# Required work
Output a single figure: the number of lines in which the word "with" appears.

# Stored data
┄┄┄┄┄┄┄┄┄┄
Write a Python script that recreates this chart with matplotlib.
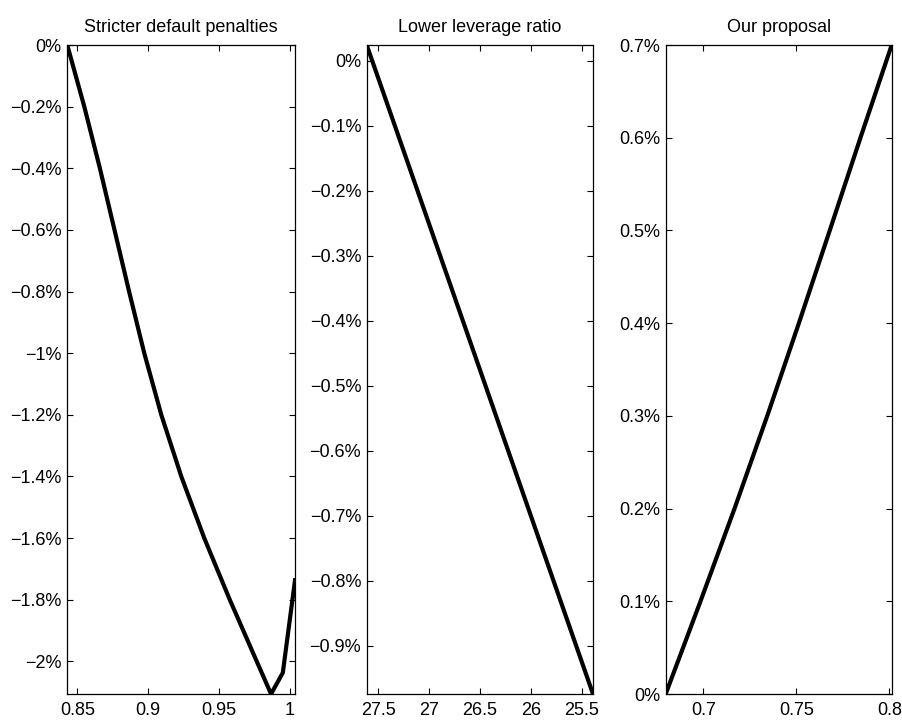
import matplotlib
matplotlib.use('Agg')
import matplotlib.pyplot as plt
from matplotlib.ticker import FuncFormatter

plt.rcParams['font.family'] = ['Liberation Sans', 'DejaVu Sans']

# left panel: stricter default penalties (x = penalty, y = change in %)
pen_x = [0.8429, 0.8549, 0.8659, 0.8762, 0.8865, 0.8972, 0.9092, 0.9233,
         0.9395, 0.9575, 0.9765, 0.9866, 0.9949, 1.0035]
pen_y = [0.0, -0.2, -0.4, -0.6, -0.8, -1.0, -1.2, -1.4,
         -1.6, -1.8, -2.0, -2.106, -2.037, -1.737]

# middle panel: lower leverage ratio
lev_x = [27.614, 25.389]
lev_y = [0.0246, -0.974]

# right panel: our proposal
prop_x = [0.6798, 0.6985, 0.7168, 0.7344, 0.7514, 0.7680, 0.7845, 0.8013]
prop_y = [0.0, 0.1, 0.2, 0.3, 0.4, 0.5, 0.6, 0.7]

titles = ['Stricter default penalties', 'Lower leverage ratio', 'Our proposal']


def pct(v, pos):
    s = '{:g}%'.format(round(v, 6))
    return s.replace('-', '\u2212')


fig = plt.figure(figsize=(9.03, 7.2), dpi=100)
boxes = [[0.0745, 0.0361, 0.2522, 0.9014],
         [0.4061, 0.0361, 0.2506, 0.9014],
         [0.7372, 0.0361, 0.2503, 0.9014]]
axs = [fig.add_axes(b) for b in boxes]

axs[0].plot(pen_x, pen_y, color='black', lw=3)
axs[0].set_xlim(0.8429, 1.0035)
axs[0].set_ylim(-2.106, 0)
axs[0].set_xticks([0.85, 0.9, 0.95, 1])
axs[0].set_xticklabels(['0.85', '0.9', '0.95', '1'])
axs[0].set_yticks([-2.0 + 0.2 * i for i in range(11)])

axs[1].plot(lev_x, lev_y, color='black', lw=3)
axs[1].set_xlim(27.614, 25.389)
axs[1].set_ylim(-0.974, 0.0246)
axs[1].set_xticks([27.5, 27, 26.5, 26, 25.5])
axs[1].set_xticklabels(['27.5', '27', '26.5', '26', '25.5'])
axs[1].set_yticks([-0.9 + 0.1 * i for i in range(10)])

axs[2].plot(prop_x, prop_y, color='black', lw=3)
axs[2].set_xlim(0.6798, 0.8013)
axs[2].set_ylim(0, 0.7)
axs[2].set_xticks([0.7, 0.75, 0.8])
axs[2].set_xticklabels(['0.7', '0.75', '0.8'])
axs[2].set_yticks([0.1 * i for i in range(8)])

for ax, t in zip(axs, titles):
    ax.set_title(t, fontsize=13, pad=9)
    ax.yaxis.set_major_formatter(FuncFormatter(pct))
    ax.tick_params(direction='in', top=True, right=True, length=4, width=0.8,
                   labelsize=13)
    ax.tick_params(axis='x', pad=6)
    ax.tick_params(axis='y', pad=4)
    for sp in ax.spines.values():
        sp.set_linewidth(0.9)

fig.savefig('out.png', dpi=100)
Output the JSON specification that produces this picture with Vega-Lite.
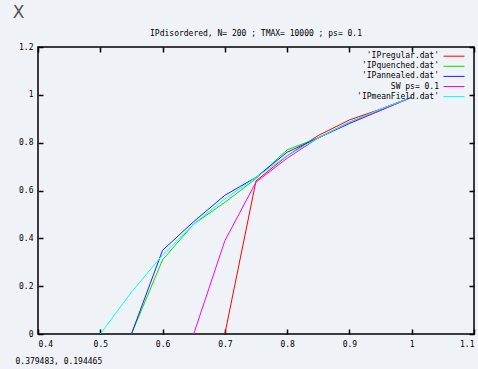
┄┄┄┄┄┄┄┄┄┄
# Worked solution
2